##### Dataset excerpt #####

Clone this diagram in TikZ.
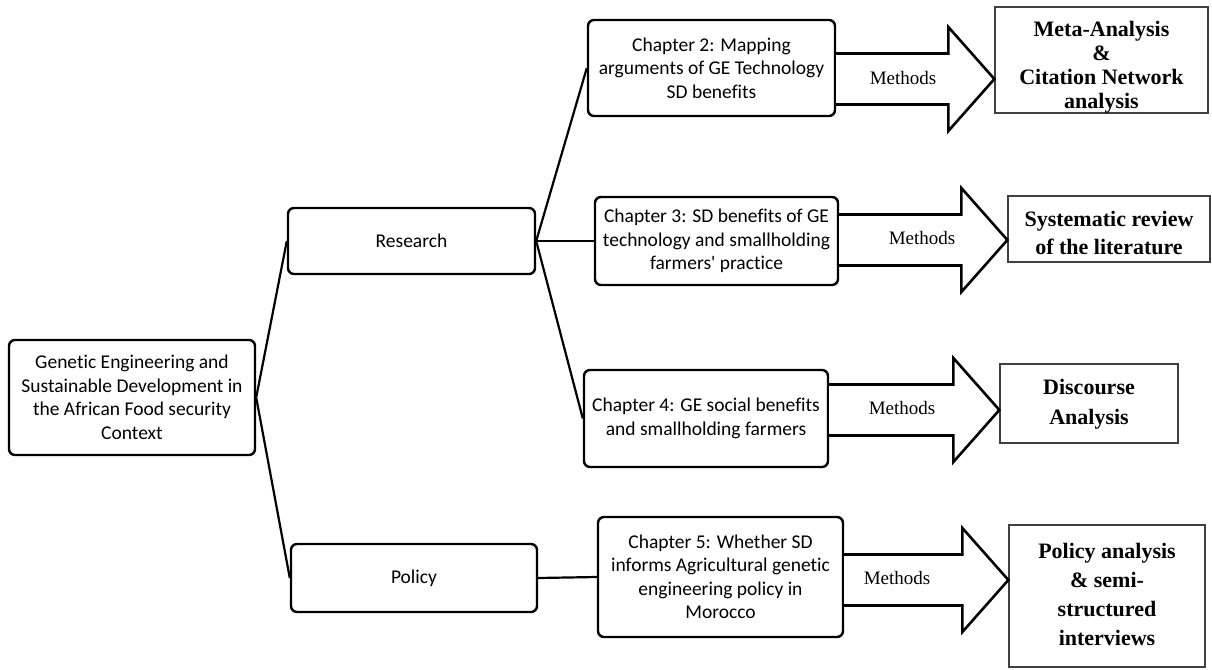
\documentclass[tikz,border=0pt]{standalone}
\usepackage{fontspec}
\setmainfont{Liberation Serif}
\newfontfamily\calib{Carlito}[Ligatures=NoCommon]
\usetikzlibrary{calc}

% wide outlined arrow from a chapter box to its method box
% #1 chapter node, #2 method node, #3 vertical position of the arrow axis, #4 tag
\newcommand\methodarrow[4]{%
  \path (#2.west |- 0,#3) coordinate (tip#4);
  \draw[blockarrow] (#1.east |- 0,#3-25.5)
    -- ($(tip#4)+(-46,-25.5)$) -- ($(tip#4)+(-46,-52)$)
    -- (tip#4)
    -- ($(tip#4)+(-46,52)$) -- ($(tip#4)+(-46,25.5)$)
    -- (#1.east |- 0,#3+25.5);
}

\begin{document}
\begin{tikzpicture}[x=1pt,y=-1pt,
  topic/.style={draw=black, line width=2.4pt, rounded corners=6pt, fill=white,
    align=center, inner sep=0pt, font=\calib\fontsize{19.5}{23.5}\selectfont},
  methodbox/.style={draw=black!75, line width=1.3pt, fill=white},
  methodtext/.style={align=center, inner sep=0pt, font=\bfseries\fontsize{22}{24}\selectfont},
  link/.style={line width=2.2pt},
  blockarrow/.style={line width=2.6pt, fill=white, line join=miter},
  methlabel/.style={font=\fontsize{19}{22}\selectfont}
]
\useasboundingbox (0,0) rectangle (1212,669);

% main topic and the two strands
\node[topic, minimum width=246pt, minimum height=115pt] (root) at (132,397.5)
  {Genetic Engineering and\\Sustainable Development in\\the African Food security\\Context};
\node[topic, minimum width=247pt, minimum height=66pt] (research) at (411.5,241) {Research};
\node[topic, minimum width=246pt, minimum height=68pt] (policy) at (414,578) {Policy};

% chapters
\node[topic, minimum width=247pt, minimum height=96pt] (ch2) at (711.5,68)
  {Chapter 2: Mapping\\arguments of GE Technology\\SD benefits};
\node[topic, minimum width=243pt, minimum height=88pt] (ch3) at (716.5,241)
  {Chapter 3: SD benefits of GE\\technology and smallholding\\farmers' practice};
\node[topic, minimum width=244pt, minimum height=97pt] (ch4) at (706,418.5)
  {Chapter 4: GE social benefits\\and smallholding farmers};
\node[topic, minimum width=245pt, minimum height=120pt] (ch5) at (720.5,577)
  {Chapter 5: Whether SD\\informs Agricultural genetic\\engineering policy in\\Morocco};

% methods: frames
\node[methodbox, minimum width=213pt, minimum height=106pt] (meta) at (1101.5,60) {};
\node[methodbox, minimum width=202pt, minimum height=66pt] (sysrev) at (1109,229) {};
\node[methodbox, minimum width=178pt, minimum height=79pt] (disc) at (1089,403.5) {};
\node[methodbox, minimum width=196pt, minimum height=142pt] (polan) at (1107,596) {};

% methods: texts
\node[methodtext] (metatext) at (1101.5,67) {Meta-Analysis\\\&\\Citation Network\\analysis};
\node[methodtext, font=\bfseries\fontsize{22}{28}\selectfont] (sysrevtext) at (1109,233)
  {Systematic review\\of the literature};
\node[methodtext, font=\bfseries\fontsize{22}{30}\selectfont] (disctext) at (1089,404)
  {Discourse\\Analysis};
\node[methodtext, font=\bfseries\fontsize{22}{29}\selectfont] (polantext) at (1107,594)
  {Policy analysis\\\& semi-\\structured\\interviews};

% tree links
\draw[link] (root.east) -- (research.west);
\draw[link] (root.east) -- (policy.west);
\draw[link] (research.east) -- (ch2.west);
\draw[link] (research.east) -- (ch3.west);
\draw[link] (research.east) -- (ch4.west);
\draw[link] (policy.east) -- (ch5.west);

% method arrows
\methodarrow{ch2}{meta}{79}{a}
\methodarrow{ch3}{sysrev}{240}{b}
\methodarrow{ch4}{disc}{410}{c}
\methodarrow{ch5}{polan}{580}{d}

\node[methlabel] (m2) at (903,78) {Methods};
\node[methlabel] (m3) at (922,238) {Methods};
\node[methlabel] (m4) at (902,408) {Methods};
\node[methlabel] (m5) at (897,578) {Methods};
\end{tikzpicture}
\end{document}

#####

Short task »
Write out the listing above exactly as it stands, pictures excluded.

Answer »
Clone this diagram in TikZ.
\documentclass[tikz,border=0pt]{standalone}
\usepackage{fontspec}
\setmainfont{Liberation Serif}
\newfontfamily\calib{Carlito}[Ligatures=NoCommon]
\usetikzlibrary{calc}

% wide outlined arrow from a chapter box to its method box
% #1 chapter node, #2 method node, #3 vertical position of the arrow axis, #4 tag
\newcommand\methodarrow[4]{%
  \path (#2.west |- 0,#3) coordinate (tip#4);
  \draw[blockarrow] (#1.east |- 0,#3-25.5)
    -- ($(tip#4)+(-46,-25.5)$) -- ($(tip#4)+(-46,-52)$)
    -- (tip#4)
    -- ($(tip#4)+(-46,52)$) -- ($(tip#4)+(-46,25.5)$)
    -- (#1.east |- 0,#3+25.5);
}

\begin{document}
\begin{tikzpicture}[x=1pt,y=-1pt,
  topic/.style={draw=black, line width=2.4pt, rounded corners=6pt, fill=white,
    align=center, inner sep=0pt, font=\calib\fontsize{19.5}{23.5}\selectfont},
  methodbox/.style={draw=black!75, line width=1.3pt, fill=white},
  methodtext/.style={align=center, inner sep=0pt, font=\bfseries\fontsize{22}{24}\selectfont},
  link/.style={line width=2.2pt},
  blockarrow/.style={line width=2.6pt, fill=white, line join=miter},
  methlabel/.style={font=\fontsize{19}{22}\selectfont}
]
\useasboundingbox (0,0) rectangle (1212,669);

% main topic and the two strands
\node[topic, minimum width=246pt, minimum height=115pt] (root) at (132,397.5)
  {Genetic Engineering and\\Sustainable Development in\\the African Food security\\Context};
\node[topic, minimum width=247pt, minimum height=66pt] (research) at (411.5,241) {Research};
\node[topic, minimum width=246pt, minimum height=68pt] (policy) at (414,578) {Policy};

% chapters
\node[topic, minimum width=247pt, minimum height=96pt] (ch2) at (711.5,68)
  {Chapter 2: Mapping\\arguments of GE Technology\\SD benefits};
\node[topic, minimum width=243pt, minimum height=88pt] (ch3) at (716.5,241)
  {Chapter 3: SD benefits of GE\\technology and smallholding\\farmers' practice};
\node[topic, minimum width=244pt, minimum height=97pt] (ch4) at (706,418.5)
  {Chapter 4: GE social benefits\\and smallholding farmers};
\node[topic, minimum width=245pt, minimum height=120pt] (ch5) at (720.5,577)
  {Chapter 5: Whether SD\\informs Agricultural genetic\\engineering policy in\\Morocco};

% methods: frames
\node[methodbox, minimum width=213pt, minimum height=106pt] (meta) at (1101.5,60) {};
\node[methodbox, minimum width=202pt, minimum height=66pt] (sysrev) at (1109,229) {};
\node[methodbox, minimum width=178pt, minimum height=79pt] (disc) at (1089,403.5) {};
\node[methodbox, minimum width=196pt, minimum height=142pt] (polan) at (1107,596) {};

% methods: texts
\node[methodtext] (metatext) at (1101.5,67) {Meta-Analysis\\\&\\Citation Network\\analysis};
\node[methodtext, font=\bfseries\fontsize{22}{28}\selectfont] (sysrevtext) at (1109,233)
  {Systematic review\\of the literature};
\node[methodtext, font=\bfseries\fontsize{22}{30}\selectfont] (disctext) at (1089,404)
  {Discourse\\Analysis};
\node[methodtext, font=\bfseries\fontsize{22}{29}\selectfont] (polantext) at (1107,594)
  {Policy analysis\\\& semi-\\structured\\interviews};

% tree links
\draw[link] (root.east) -- (research.west);
\draw[link] (root.east) -- (policy.west);
\draw[link] (research.east) -- (ch2.west);
\draw[link] (research.east) -- (ch3.west);
\draw[link] (research.east) -- (ch4.west);
\draw[link] (policy.east) -- (ch5.west);

% method arrows
\methodarrow{ch2}{meta}{79}{a}
\methodarrow{ch3}{sysrev}{240}{b}
\methodarrow{ch4}{disc}{410}{c}
\methodarrow{ch5}{polan}{580}{d}

\node[methlabel] (m2) at (903,78) {Methods};
\node[methlabel] (m3) at (922,238) {Methods};
\node[methlabel] (m4) at (902,408) {Methods};
\node[methlabel] (m5) at (897,578) {Methods};
\end{tikzpicture}
\end{document}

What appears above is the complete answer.